🤖 AI Summary
This study addresses the poor out-of-distribution (OOD) generalization of automatic speech recognition (ASR) systems for low-resource Romanian by introducing RO-N3WS, a benchmark dataset comprising 126 hours of diverse, real-world speech from news broadcasts, audiobooks, movie dialogues, children’s stories, and podcasts. The work presents the first systematic evaluation of state-of-the-art models—including Whisper and Wav2Vec 2.0—under both zero-shot and fine-tuned settings, comparing their performance on authentic versus synthetic speech. Experimental results demonstrate that fine-tuning with only a small amount of real RO-N3WS data substantially reduces word error rate (WER), significantly outperforming zero-shot baselines.

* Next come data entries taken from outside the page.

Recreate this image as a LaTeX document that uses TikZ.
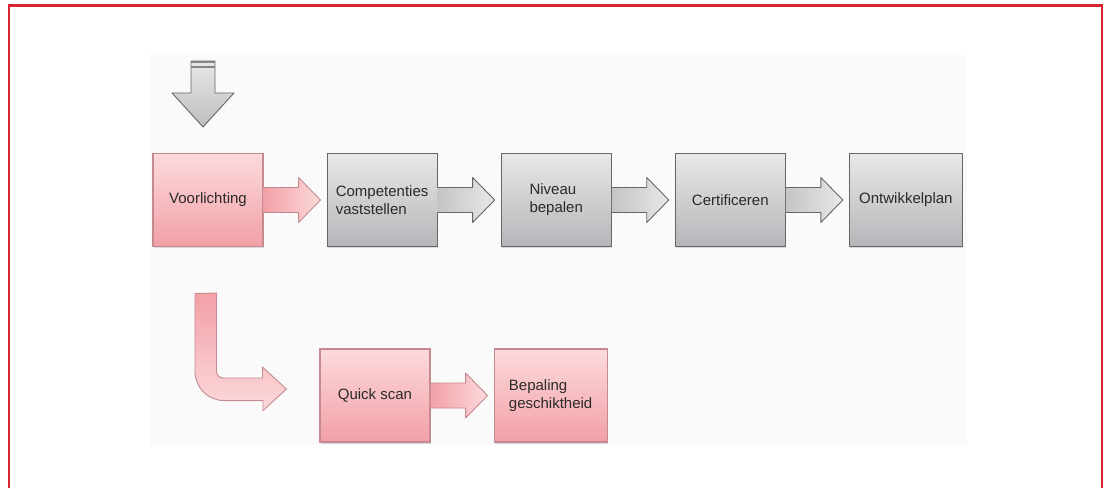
\documentclass[tikz,border=0pt]{standalone}
\usepackage{fontspec}
\setsansfont{Liberation Sans}
\usepackage{tikz}
\usetikzlibrary{positioning,calc,shadows}
\definecolor{evcRood}{HTML}{D9252F}
\definecolor{evcRoze}{HTML}{F8B9BD}
\definecolor{evcRozeLicht}{HTML}{FCDADC}
\definecolor{evcRozeDonker}{HTML}{F2A0A6}
\definecolor{evcRozeRand}{HTML}{C48A8F}
\definecolor{evcGrijsLicht}{HTML}{E8E8E8}
\definecolor{evcGrijsDonker}{HTML}{B6B6BA}
\definecolor{evcGrijsRand}{HTML}{666666}
\definecolor{evcTekst}{HTML}{2A2A2A}
\tikzset{
  evcBox/.style={
    rectangle,
    line width=1.1pt,
    align=left,
    minimum width=110pt,
    minimum height=93pt,
    inner sep=2pt,
    text=evcTekst,
    drop shadow={opacity=0.25, shadow xshift=0.5pt, shadow yshift=-1.5pt}
  },
  evcPinkBox/.style={
    evcBox,
    draw=evcRozeRand,
    top color=evcRozeLicht,
    bottom color=evcRozeDonker
  },
  evcGrayBox/.style={
    evcBox,
    draw=evcGrijsRand,
    top color=evcGrijsLicht,
    bottom color=evcGrijsDonker
  },
  evcPinkArrow/.style={
    draw=evcRozeRand,
    line width=0.9pt,
    line join=round,
    left color=evcRozeDonker,
    right color=evcRozeLicht
  },
  evcGrayArrow/.style={
    draw=evcGrijsRand,
    line width=0.9pt,
    line join=round,
    left color=evcGrijsDonker!80,
    right color=evcGrijsLicht
  }
}
% block arrow from one step to the next
\newcommand{\evcArrow}[3]{%
  \draw[#1] ($(#2.east)+(0,12.5)$) -- ($(#3.west)+(-28,12.5)$)
    -- ($(#3.west)+(-28,22.5)$) -- ($(#3.west)+(-6,0)$)
    -- ($(#3.west)+(-28,-22.5)$) -- ($(#3.west)+(-28,-12.5)$)
    -- ($(#2.east)+(0,-12.5)$);}

\begin{document}
\begin{tikzpicture}[
    x=1pt, y=1pt,
    font=\sffamily\fontsize{15}{18}\selectfont,
    node distance=63pt
  ]
  \useasboundingbox (0,0) rectangle (1111,-488);
  % frame and panel
  \draw[evcRood, line width=2.5pt] (9,-488) -- (9,-5.5) -- (1102,-5.5) -- (1102,-488);
  \fill[black!2] (150,-55) rectangle (967,-445);

  \node[evcPinkBox] (voorlichting) at (208,-200) {Voorlichting};
  \node[evcGrayBox, right=of voorlichting] (competenties) {Competenties\\vaststellen};
  \node[evcGrayBox, right=of competenties] (niveau) {Niveau\\bepalen};
  \node[evcGrayBox, right=of niveau] (certificeren) {Certificeren};
  \node[evcGrayBox, right=of certificeren, minimum width=113pt] (ontwikkelplan) {Ontwikkelplan};
  \node[evcPinkBox] (quickscan) at (375,-395.5) {Quick scan};
  \node[evcPinkBox, right=of quickscan, minimum width=113pt] (bepaling) {Bepaling\\geschiktheid};

  \evcArrow{evcPinkArrow}{voorlichting}{competenties}
  \evcArrow{evcGrayArrow}{competenties}{niveau}
  \evcArrow{evcGrayArrow}{niveau}{certificeren}
  \evcArrow{evcGrayArrow}{certificeren}{ontwikkelplan}
  \evcArrow{evcPinkArrow}{quickscan}{bepaling}

  % entry arrow
  \coordinate (entry) at ($(voorlichting.north)+(-5,92)$);
  \draw[draw=evcGrijsRand, line width=0.9pt, line join=round, top color=evcGrijsLicht, bottom color=evcGrijsDonker!90]
    (entry) ++(-12,0) -- ++(0,-32) -- ++(-19,0) -- ++(31,-34) -- ++(31,34) -- ++(-19,0) -- ++(0,32) -- cycle;
  \draw[evcGrijsRand!80, line width=2pt] ($(entry)+(-12,-1.5)$) -- ++(24,0);
  \draw[evcGrijsRand!80, line width=1.5pt] ($(entry)+(-12,-6)$) -- ++(24,0);

  % branch to quick scan
  \coordinate (branch) at ($(voorlichting.south)+(-2,-46.5)$);
  \draw[draw=evcRozeRand, line width=0.9pt, line join=round, top color=evcRozeDonker, bottom color=evcRozeLicht]
    (branch) ++(-11,0) -- ++(0,-78) arc[start angle=180, end angle=270, radius=29]
    -- ++(39,0) -- ++(0,-10) -- ($(quickscan.west)+(-33,6.5)$) -- ++(-24,22) -- ++(0,-11)
    -- ++(-39,0) arc[start angle=270, end angle=180, radius=7] -- ++(0,78) -- cycle;
\end{tikzpicture}
\end{document}
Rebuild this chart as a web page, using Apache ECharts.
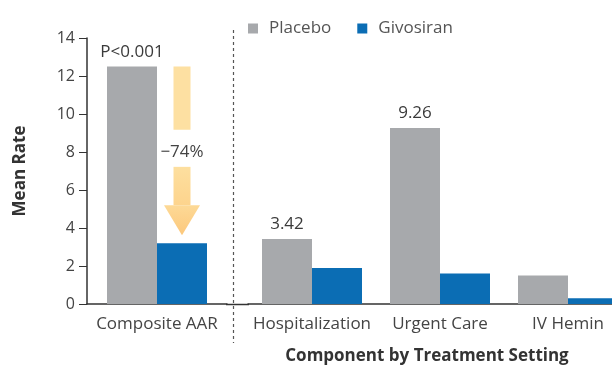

These findings underscore the critical role of data diversity in enhancing OOD generalization for low-resource ASR and establish a reproducible benchmark to advance multilingual, low-resource speech recognition research.
📝 Abstract
We introduce RO-N3WS, a benchmark Romanian speech dataset designed to improve generalization in automatic speech recognition (ASR), particularly in low-resource and out-of-distribution (OOD) conditions. RO-N3WS comprises over 126 hours of transcribed audio collected from broadcast news, literary audiobooks, film dialogue, children's stories, and conversational podcast speech. This diversity enables robust training and fine-tuning across stylistically distinct domains. We evaluate several state-of-the-art ASR systems (Whisper, Wav2Vec 2.0) in both zero-shot and fine-tuned settings, and conduct controlled comparisons using synthetic data generated with expressive TTS models. Our results show that even limited fine-tuning on real speech from RO-N3WS yields substantial WER improvements over zero-shot baselines. We will release all models, scripts, and data splits to support reproducible research in multilingual ASR, domain adaptation, and lightweight deployment.